Exercise aim:
Starting at the first line of the data below, write out each line exactly until you reach the line containing "y_ticks = [-12, -8, -4, 0, 4, 8, 12]", and include that line too.

Collected material:
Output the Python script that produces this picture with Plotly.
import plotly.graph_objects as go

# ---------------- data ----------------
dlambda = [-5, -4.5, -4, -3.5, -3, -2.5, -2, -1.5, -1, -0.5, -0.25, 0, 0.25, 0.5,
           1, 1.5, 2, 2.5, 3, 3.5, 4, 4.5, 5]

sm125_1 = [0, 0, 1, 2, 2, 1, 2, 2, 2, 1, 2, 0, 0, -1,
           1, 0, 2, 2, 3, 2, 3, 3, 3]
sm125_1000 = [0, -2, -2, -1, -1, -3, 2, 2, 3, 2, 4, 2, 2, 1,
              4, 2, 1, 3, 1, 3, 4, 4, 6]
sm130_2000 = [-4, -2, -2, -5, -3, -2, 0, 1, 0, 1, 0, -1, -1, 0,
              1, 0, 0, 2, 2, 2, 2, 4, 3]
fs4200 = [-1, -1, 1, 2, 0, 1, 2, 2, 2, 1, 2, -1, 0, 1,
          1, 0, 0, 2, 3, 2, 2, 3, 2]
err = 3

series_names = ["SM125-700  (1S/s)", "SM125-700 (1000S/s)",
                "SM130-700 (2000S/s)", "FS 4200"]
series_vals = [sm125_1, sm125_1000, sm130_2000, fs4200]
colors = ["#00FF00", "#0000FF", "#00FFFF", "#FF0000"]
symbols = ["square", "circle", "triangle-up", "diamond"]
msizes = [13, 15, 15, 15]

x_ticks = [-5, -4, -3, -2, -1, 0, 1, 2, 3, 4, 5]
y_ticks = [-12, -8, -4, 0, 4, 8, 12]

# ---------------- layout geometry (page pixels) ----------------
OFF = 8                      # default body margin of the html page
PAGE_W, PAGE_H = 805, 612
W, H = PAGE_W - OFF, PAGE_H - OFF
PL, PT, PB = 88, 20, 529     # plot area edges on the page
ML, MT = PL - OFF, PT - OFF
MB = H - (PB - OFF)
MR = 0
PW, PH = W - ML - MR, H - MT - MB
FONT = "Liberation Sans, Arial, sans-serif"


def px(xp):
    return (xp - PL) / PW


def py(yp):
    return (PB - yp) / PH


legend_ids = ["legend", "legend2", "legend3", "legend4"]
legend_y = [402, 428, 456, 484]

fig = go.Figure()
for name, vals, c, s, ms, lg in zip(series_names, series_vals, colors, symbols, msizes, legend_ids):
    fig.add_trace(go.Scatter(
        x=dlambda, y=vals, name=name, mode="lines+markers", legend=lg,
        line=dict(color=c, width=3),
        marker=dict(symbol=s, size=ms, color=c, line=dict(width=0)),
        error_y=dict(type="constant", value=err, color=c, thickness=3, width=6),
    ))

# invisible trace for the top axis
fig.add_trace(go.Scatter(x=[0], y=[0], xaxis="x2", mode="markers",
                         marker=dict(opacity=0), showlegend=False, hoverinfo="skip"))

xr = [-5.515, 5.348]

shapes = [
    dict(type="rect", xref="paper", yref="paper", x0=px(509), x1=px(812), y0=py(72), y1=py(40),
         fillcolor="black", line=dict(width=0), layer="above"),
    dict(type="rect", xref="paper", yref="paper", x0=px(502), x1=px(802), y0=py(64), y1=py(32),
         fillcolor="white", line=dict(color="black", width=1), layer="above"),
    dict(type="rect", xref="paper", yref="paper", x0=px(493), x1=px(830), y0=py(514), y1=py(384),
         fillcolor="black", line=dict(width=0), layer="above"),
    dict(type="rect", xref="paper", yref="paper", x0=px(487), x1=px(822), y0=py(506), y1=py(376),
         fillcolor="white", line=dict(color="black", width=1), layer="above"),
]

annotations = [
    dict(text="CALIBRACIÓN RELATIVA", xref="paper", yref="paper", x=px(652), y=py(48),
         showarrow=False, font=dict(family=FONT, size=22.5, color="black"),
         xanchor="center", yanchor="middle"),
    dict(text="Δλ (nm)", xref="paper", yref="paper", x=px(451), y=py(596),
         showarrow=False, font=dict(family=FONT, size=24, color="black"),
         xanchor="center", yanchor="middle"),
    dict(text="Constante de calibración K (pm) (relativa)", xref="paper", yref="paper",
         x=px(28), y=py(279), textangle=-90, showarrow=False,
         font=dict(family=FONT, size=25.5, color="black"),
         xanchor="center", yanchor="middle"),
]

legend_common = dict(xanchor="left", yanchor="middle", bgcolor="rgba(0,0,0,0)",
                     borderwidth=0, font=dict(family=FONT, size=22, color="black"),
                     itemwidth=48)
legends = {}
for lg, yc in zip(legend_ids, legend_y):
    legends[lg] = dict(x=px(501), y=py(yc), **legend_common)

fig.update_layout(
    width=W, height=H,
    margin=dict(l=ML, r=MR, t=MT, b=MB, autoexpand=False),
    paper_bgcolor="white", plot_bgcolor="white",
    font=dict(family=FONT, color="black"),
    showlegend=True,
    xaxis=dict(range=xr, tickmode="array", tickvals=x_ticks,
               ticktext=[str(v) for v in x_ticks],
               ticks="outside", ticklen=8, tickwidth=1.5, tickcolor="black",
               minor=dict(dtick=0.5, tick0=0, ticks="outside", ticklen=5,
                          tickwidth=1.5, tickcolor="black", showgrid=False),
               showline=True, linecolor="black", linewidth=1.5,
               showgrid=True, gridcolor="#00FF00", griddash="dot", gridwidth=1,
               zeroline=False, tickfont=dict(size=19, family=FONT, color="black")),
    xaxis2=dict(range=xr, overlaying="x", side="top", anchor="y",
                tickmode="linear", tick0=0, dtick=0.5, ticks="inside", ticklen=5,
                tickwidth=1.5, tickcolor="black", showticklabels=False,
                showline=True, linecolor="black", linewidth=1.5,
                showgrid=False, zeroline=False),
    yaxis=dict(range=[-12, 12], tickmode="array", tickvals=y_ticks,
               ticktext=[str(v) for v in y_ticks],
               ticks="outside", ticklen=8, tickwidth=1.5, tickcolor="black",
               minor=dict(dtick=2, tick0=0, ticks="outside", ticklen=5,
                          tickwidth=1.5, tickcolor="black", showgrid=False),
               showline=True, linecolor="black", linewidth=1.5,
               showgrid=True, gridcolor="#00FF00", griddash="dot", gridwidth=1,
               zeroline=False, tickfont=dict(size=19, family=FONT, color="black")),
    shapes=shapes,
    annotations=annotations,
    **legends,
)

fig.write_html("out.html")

Full response:
Output the Python script that produces this picture with Plotly.
import plotly.graph_objects as go

# ---------------- data ----------------
dlambda = [-5, -4.5, -4, -3.5, -3, -2.5, -2, -1.5, -1, -0.5, -0.25, 0, 0.25, 0.5,
           1, 1.5, 2, 2.5, 3, 3.5, 4, 4.5, 5]

sm125_1 = [0, 0, 1, 2, 2, 1, 2, 2, 2, 1, 2, 0, 0, -1,
           1, 0, 2, 2, 3, 2, 3, 3, 3]
sm125_1000 = [0, -2, -2, -1, -1, -3, 2, 2, 3, 2, 4, 2, 2, 1,
              4, 2, 1, 3, 1, 3, 4, 4, 6]
sm130_2000 = [-4, -2, -2, -5, -3, -2, 0, 1, 0, 1, 0, -1, -1, 0,
              1, 0, 0, 2, 2, 2, 2, 4, 3]
fs4200 = [-1, -1, 1, 2, 0, 1, 2, 2, 2, 1, 2, -1, 0, 1,
          1, 0, 0, 2, 3, 2, 2, 3, 2]
err = 3

series_names = ["SM125-700  (1S/s)", "SM125-700 (1000S/s)",
                "SM130-700 (2000S/s)", "FS 4200"]
series_vals = [sm125_1, sm125_1000, sm130_2000, fs4200]
colors = ["#00FF00", "#0000FF", "#00FFFF", "#FF0000"]
symbols = ["square", "circle", "triangle-up", "diamond"]
msizes = [13, 15, 15, 15]

x_ticks = [-5, -4, -3, -2, -1, 0, 1, 2, 3, 4, 5]
y_ticks = [-12, -8, -4, 0, 4, 8, 12]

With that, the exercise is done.